Armstrong’s most fervent supporters already have dismissed the idea he might have cheated as being less significant than his example and his foundation’s fundraising efforts in the fight against cancer.

Their opinions are unlikely to be changed by his decision to give up this fight, even if it seems so out of character for a man who fought the disease with an iron will. Armstrong’s Thursday statement still was filled with the arrogance and bravado that marked his post-cancer cycling career. In a sport thoroughly riddled with doping, he repeatedly crushed Tour de France rivals who later were found to have cheated. That made the notion he was the one good apple in a rotten barrel seem less and less plausible. His unseemly association with an Italian doctor whose reputation was sulfurous only added to the doubts about Armstrong’s career.

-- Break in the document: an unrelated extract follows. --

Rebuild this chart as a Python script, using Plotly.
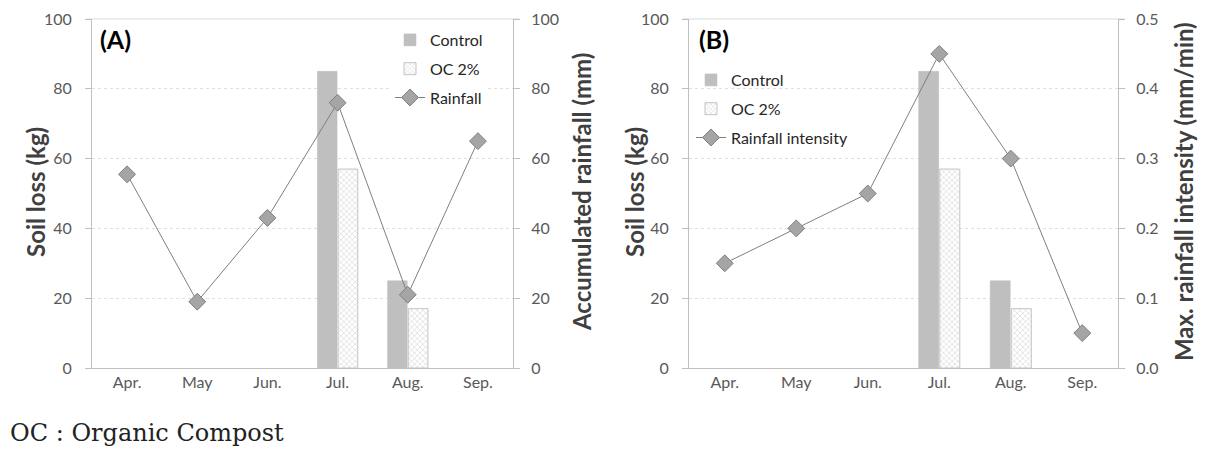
import plotly.graph_objects as go

months = ["Apr.", "May", "Jun.", "Jul.", "Aug.", "Sep."]
control = [None, None, None, 85, 25, None]
oc2 = [None, None, None, 57, 17, None]
rainfall = [55.5, 19, 43, 76, 21, 65]
intensity = [0.15, 0.20, 0.25, 0.45, 0.30, 0.05]

FONT = "Lato"
TICK_C = "#595959"
TITLE_C = "#404040"
AX_C = "#bfbfbf"
BAR_C = "#bfbfbf"
LINE_C = "#7f7f7f"
MARK_C = "#a5a5a5"

fig = go.Figure()

def add_panel(xa, ya, ya2, leg, line_vals, line_name, p):
    fig.add_trace(go.Bar(x=months, y=control, name="Control", xaxis=xa, yaxis=ya,
                         marker=dict(color=BAR_C, line=dict(color=BAR_C, width=0.5)),
                         legend=leg, legendgroup=p + "c"))
    fig.add_trace(go.Bar(x=months, y=oc2, name="OC 2%", xaxis=xa, yaxis=ya,
                         marker=dict(color="white", line=dict(color="#c4c4c4", width=1),
                                     pattern=dict(shape="x", fgcolor="#bdbdbd", bgcolor="white",
                                                  size=4, solidity=0.35)),
                         legend=leg, legendgroup=p + "o"))
    fig.add_trace(go.Scatter(x=months, y=line_vals, name=line_name, xaxis=xa, yaxis=ya2,
                             mode="lines+markers",
                             line=dict(color=LINE_C, width=1),
                             marker=dict(symbol="diamond", size=13, color=MARK_C,
                                         line=dict(color=LINE_C, width=1)),
                             legend=leg, legendgroup=p + "r"))

add_panel("x", "y", "y2", "legend", rainfall, "Rainfall", "a")
add_panel("x2", "y3", "y4", "legend2", intensity, "Rainfall intensity", "b")

# page body has an 8px margin; work in reference pixel coords and shift
OFF = 8
W, H = 1210 - OFF, 449 - OFF
TOP, BOT = 19 - OFF, 368 - OFF
PH = BOT - TOP

def px(x):
    return (x - OFF) / W

def py(y):
    return (BOT - (y - OFF)) / PH

domA = [px(92), px(513)]
domB = [px(689), px(1118)]

tickf = dict(family=FONT, size=16, color=TICK_C)

xcommon = dict(showgrid=False, showline=True, linecolor=AX_C, linewidth=1,
               tickfont=tickf, ticks="", automargin=False)
ycommon = dict(showline=True, linecolor=AX_C, linewidth=1, ticks="outside",
               ticklen=6, tickcolor=AX_C, tickfont=tickf, zeroline=False, automargin=False,
               ticklabeloverflow="allow")

fig.update_layout(
    width=W, height=H,
    margin=dict(l=0, r=0, t=TOP, b=H - BOT),
    paper_bgcolor="white", plot_bgcolor="white",
    barmode="group", bargap=0.41, bargroupgap=0.05,
    font=dict(family=FONT),
    xaxis=dict(domain=domA, anchor="y", **xcommon),
    xaxis2=dict(domain=domB, anchor="y3", **xcommon),
    yaxis=dict(domain=[0, 1], anchor="x", range=[0, 100], dtick=20, side="left",
               showgrid=True, gridcolor="#e0e0e0", griddash="dot", ticklabelstandoff=10,
               **ycommon),
    yaxis2=dict(domain=[0, 1], anchor="x", overlaying="y", side="right", range=[0, 100], dtick=20,
                showgrid=False, ticklabelstandoff=8, **ycommon),
    yaxis3=dict(domain=[0, 1], anchor="x2", range=[0, 100], dtick=20, side="left",
                showgrid=True, gridcolor="#e0e0e0", griddash="dot", ticklabelstandoff=10,
                **ycommon),
    yaxis4=dict(domain=[0, 1], anchor="x2", overlaying="y3", side="right", range=[0, 0.5], dtick=0.1,
                tickformat=".1f", showgrid=False, ticklabelstandoff=8, **ycommon),
    legend=dict(x=px(390), y=py(23), xanchor="left", yanchor="top",
                bgcolor="white", font=dict(family=FONT, size=16, color="#262626"),
                traceorder="grouped", tracegroupgap=5, itemwidth=30),
    legend2=dict(x=px(691), y=py(63), xanchor="left", yanchor="top",
                 bgcolor="rgba(0,0,0,0)", font=dict(family=FONT, size=16, color="#262626"),
                 traceorder="grouped", tracegroupgap=5, itemwidth=30),
    showlegend=True,
)

# white mask hiding the gridline behind legend B (as in the original)
fig.add_shape(type="rect", xref="paper", yref="paper", layer="between",
              x0=px(692), x1=px(866), y0=py(95), y1=py(72),
              fillcolor="white", line=dict(width=0))

# top border line at 100 (gridline extends over the ticks in the original)
for dom in (domA, domB):
    fig.add_shape(type="line", xref="paper", yref="paper", layer="below",
                  x0=dom[0] - 6 / W, x1=dom[1] + 6 / W, y0=1, y1=1,
                  line=dict(color="#d9d9d9", width=1))

# axis titles
ymid = py(192)
for text, xx in [("Soil loss (kg)", 35), ("Accumulated rainfall (mm)", 581),
                 ("Soil loss (kg)", 634), ("Max. rainfall intensity (mm/min)", 1183)]:
    fig.add_annotation(text="<b>" + text + "</b>", x=px(xx), y=ymid, xref="paper", yref="paper",
                       xanchor="center", yanchor="middle", textangle=-90, showarrow=False,
                       font=dict(family=FONT, size=24, color=TITLE_C))

fig.add_annotation(text="<b>(A)</b>", x=px(98), y=py(39), xref="paper", yref="paper",
                   xanchor="left", yanchor="middle", showarrow=False,
                   font=dict(family=FONT, size=25, color="black"))
fig.add_annotation(text="<b>(B)</b>", x=px(697), y=py(39), xref="paper", yref="paper",
                   xanchor="left", yanchor="middle", showarrow=False,
                   font=dict(family=FONT, size=25, color="black"))
fig.add_annotation(text="OC : Organic Compost", x=0, y=py(433), xref="paper", yref="paper",
                   xanchor="left", yanchor="middle", showarrow=False,
                   font=dict(family="DejaVu Serif", size=24, color="#222222"))

fig.write_html("out.html")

His refusal to find anything wrong in working with Dr. Michele Ferrari, whom USADA gave a lifetime ban in March, was classic Armstrong in its defiance. Armstrong said he gave up the fight with USADA because it wouldn’t be fair. And he all but admitted guilt by saying, “The idea that athletes can be convicted today without positive A and B samples, under the same rules and procedures that apply to athletes with positive tests, perverts the system.”

The true perversity was cycling’s willing acceptance of doping. Those were the rules of the game Armstrong was in. It is no surprise that USADA would find he followed them. It also is no surprise they found he hadn’t stayed a follower for long. For nearly a decade, everyone in cycling played by Lance Armstrong’s rules. He was gaming an already corrupt system.